Another story involved a local merchant who purchased a supply of boots, boots being in short supply and the locals being desperate for them tried to pay with banknotes from The Bank of Singapore, the merchant refused to accept the notes. This did not suit the officers of the bank so they promised to redeem their bills from the merchant with eastern money in time for him to remit to his dealers. The parties agreed and the entire stock of boots was sold out, amounting to about $600. On the day the Bank was supposed to redeem the money, they were unprepared and pushed the date back, this went on for over a month. Having run out of time and at his wit's end the merchant knowing where the cashier resided and suspecting he carried the "good money" of the bank with him decided to wake him one morning. The merchant went to the clerks room, entered and locked the door, then woke the clerk, laid the wildcat bills on the bed, drew his pistol and demanded the exchange be made then and there. Suffice to say the clerk made the exchange, having raised his pillow and removing a roll containing about $1,000 (the total genuine capital of the bank), $600 was given to the merchant leaving the bank with $400 of good money.
The charter of the Bank of Singapore was formally annulled by the Michigan Legislature on February 16, 1842, along with charters of most of the other wildcat banks of Michigan. One evening several locals were invited to the home of one of the officers of the Bank of Singapore to witness the destruction of the bills on hand at the bank at the time of suspension. There was a 4" x 4" table covered with bills in packages lying in piles from three to six inches deep.
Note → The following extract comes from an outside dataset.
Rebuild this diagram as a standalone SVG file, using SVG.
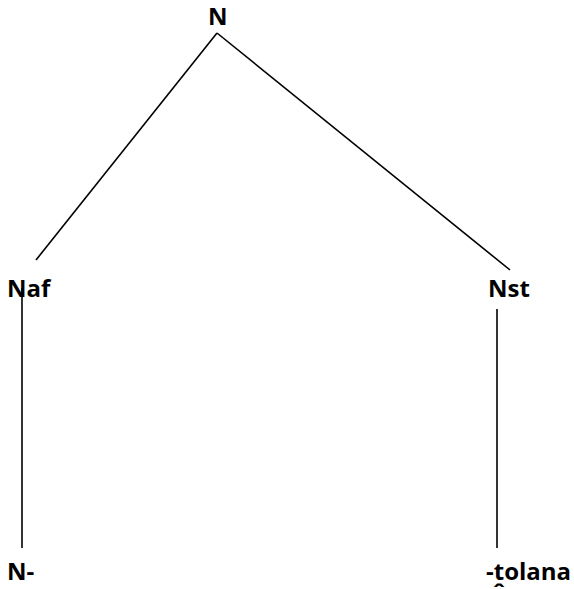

These were burned in a stove and "sufficed for boiling a tea kettle twice", or so the story goes.
Remainders are fairly common with these notes, including uncut sheets. I've read stories and first hand accounts of people lining their boots with uncut sheets or stuffing them into the cracks of walls to keep drafts out or pillows. Signed notes are much harder to come by as most (it seems) were destroyed. It's not a bad looking note, with a depiction of Justice & Liberty on the left, a factory and canal on the right and a depiction of a port in the center. They definitely didn't skimp out on the ink for these notes.